Extract all lines in the data that contain the word "chart".

───── Data extract

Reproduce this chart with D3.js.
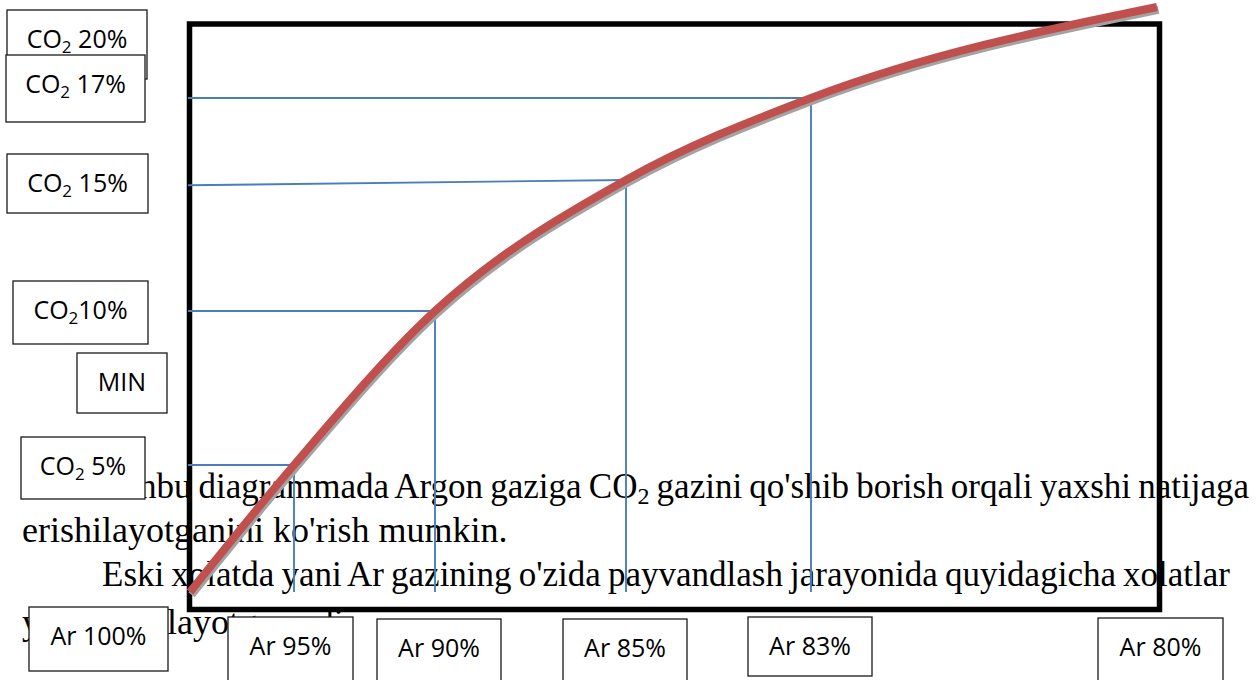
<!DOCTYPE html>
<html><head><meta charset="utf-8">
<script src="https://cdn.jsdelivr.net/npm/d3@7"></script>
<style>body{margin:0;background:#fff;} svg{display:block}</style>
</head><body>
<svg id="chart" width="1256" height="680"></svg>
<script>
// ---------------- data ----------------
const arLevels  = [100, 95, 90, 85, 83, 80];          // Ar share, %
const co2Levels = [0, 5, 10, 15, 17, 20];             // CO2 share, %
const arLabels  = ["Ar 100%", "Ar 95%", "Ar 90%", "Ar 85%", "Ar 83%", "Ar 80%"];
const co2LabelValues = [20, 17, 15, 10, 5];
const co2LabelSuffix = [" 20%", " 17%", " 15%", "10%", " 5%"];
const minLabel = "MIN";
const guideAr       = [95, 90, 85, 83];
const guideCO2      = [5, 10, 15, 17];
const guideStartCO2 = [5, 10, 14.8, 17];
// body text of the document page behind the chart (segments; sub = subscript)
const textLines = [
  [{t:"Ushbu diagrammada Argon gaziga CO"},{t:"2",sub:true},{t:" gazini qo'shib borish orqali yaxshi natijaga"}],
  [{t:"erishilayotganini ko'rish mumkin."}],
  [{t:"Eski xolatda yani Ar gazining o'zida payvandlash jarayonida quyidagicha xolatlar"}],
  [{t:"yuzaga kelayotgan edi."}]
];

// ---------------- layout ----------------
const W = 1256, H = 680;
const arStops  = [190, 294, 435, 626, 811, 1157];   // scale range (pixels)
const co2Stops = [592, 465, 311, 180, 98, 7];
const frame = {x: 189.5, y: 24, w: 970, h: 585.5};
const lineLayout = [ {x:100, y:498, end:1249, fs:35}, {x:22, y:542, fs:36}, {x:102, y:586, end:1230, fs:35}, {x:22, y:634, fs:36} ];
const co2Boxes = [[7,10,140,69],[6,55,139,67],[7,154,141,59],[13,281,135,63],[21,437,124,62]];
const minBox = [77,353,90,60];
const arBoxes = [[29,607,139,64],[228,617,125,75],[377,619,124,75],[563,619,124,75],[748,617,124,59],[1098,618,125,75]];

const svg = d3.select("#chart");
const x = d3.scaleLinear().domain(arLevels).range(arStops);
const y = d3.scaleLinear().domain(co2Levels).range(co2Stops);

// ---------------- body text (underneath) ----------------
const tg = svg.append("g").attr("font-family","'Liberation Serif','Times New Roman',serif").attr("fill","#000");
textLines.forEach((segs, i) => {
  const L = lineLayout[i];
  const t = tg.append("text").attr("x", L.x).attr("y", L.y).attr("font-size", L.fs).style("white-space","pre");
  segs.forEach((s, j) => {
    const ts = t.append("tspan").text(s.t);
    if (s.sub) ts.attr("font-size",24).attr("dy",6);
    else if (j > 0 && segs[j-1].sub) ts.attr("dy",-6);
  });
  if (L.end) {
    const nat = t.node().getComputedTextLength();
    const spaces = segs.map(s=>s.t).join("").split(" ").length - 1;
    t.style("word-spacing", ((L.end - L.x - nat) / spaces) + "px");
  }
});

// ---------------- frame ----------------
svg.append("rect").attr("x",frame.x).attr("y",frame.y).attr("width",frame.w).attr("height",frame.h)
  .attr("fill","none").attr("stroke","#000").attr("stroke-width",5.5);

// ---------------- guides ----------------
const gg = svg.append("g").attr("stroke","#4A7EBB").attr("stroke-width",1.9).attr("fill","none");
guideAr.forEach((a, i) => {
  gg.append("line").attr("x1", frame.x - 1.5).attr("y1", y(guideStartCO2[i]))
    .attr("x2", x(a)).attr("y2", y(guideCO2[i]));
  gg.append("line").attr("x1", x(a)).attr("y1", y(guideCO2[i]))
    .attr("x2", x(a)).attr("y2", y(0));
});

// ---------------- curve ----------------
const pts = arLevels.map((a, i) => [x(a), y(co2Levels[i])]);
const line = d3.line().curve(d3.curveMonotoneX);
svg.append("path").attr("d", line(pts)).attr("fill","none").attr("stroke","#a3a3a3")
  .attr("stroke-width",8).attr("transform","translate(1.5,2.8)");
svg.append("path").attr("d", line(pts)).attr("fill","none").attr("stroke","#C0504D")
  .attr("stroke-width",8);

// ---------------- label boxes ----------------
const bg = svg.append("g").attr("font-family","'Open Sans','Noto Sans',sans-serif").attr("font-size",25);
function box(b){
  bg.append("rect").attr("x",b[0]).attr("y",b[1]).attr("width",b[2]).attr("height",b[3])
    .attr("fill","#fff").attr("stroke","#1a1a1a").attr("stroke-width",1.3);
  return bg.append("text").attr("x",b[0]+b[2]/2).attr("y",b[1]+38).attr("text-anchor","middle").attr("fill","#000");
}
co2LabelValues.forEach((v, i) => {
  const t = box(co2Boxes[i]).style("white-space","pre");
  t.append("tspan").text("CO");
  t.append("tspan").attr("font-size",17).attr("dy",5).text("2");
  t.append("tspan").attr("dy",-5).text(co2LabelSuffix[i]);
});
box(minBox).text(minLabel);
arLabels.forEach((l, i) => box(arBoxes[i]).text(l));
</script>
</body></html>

──────────

* _Written response_
Reproduce this chart with D3.js.
<svg id="chart" width="1256" height="680"></svg>
// body text of the document page behind the chart (segments; sub = subscript)
const svg = d3.select("#chart");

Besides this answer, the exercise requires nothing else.